Make goals of speaking to one new person every day or week-- Saturdays, for instance. Try just meeting new women at first, then move on to making male friends who you find interesting if not necessarily attractive. When I say "new", I don't necessarily mean a stranger off the street-- but if there was a co-worker or acquaintance from school whom you always liked but never became friends with, perhaps you could find some pretext to talk to them, send them an email with an interesting link, whatever. If they turn out to have something in common with you, don't wait for them to invite you to have coffee or go to an event, invite them (two or three at a time, so that the conversation never dies.)

Don't be scared-- people are much kinder than you think, much kinder than they were when they were young.

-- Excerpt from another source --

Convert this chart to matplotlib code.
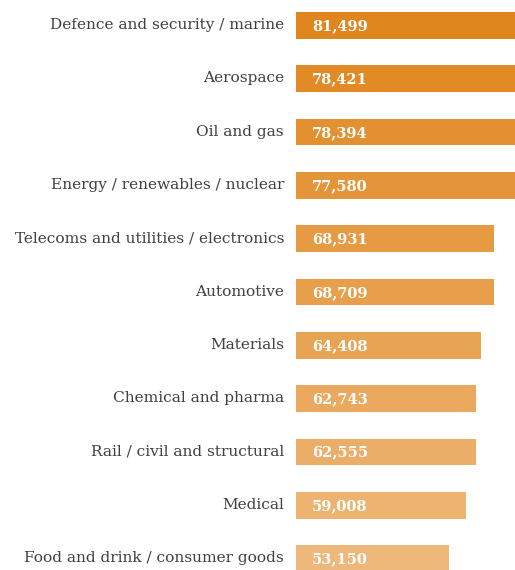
import numpy as np
import matplotlib
matplotlib.use("Agg")
import matplotlib.pyplot as plt
from matplotlib.colors import to_rgb
from matplotlib.transforms import ScaledTranslation

sectors = ["Defence and security / marine", "Aerospace", "Oil and gas",
           "Energy / renewables / nuclear", "Telecoms and utilities / electronics",
           "Automotive", "Materials", "Chemical and pharma",
           "Rail / civil and structural", "Medical", "Food and drink / consumer goods"]
salaries = [81499, 78421, 78394, 77580, 68931, 68709, 64408, 62743, 62555, 59008, 53150]

# colour fades from dark orange (top) to pale orange (bottom)
c0, c1 = np.array(to_rgb("#e0861e")), np.array(to_rgb("#eeb87a"))
colors = [c0 + (c1 - c0) * t for t in np.linspace(0, 1, len(sectors))]

fig = plt.figure(figsize=(5.15, 5.70), dpi=100)
ax = fig.add_axes([296 / 515, 0, 219 / 515, 1])
y = np.arange(len(sectors))
ax.barh(y, salaries, height=0.5, color=colors)
ax.set_xlim(0, 76170)
ax.set_ylim(10.215, -0.478)

ax.set_yticks(y, sectors, fontsize=11.1, color="#404040", family="DejaVu Serif")
ax.tick_params(axis="y", length=0, pad=8.6)
ax.tick_params(axis="x", bottom=False, labelbottom=False)
# nudge labels up a touch, as in the original
up = ScaledTranslation(0, 2 / 100, fig.dpi_scale_trans)
for lbl in ax.get_yticklabels():
    lbl.set_transform(lbl.get_transform() + up)
for s in ax.spines.values():
    s.set_visible(False)

for yi, v in zip(y, salaries):
    ax.annotate(f"{v:,}", xy=(0, yi), xytext=(11.5, -0.5), textcoords="offset points",
                ha="left", va="center", color="white", fontsize=10.5,
                fontweight="bold", family="DejaVu Serif")

fig.savefig("out.png", dpi=100)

If you just can't shake the loneliness, sometimes you might have to make a radical change. What helped me was taking a trip alone to a different country to work in an archaeological excavation. Nobody knew me there and after 3 days of being too shy and feeling left out, I suddenly got sick of it all. I was free to reinvent myself as the person I always wanted to be, and it worked-- I had my pick of men, which gave me confidence that continued when I returned home. This method also worked for a friend of my husband's, who at 30 years old was an overlooked gem who never had a girlfriend, always yearning after women who were impossible in some way. He decided to live abroad and travel for a while. He came back not with a girlfriend, but with confidence which gave him luck-- he's married now with baby.

Another hint is to remember that men often move in packs.

So if you hang out with good male friends, even if there's no chemistry with them, they might know somebody who's right for you. (and you might help them hook up with your lady friends too! ;) ) Or at least you might feel more at ease with the opposite sex.

Best of luck and let us know how it goes!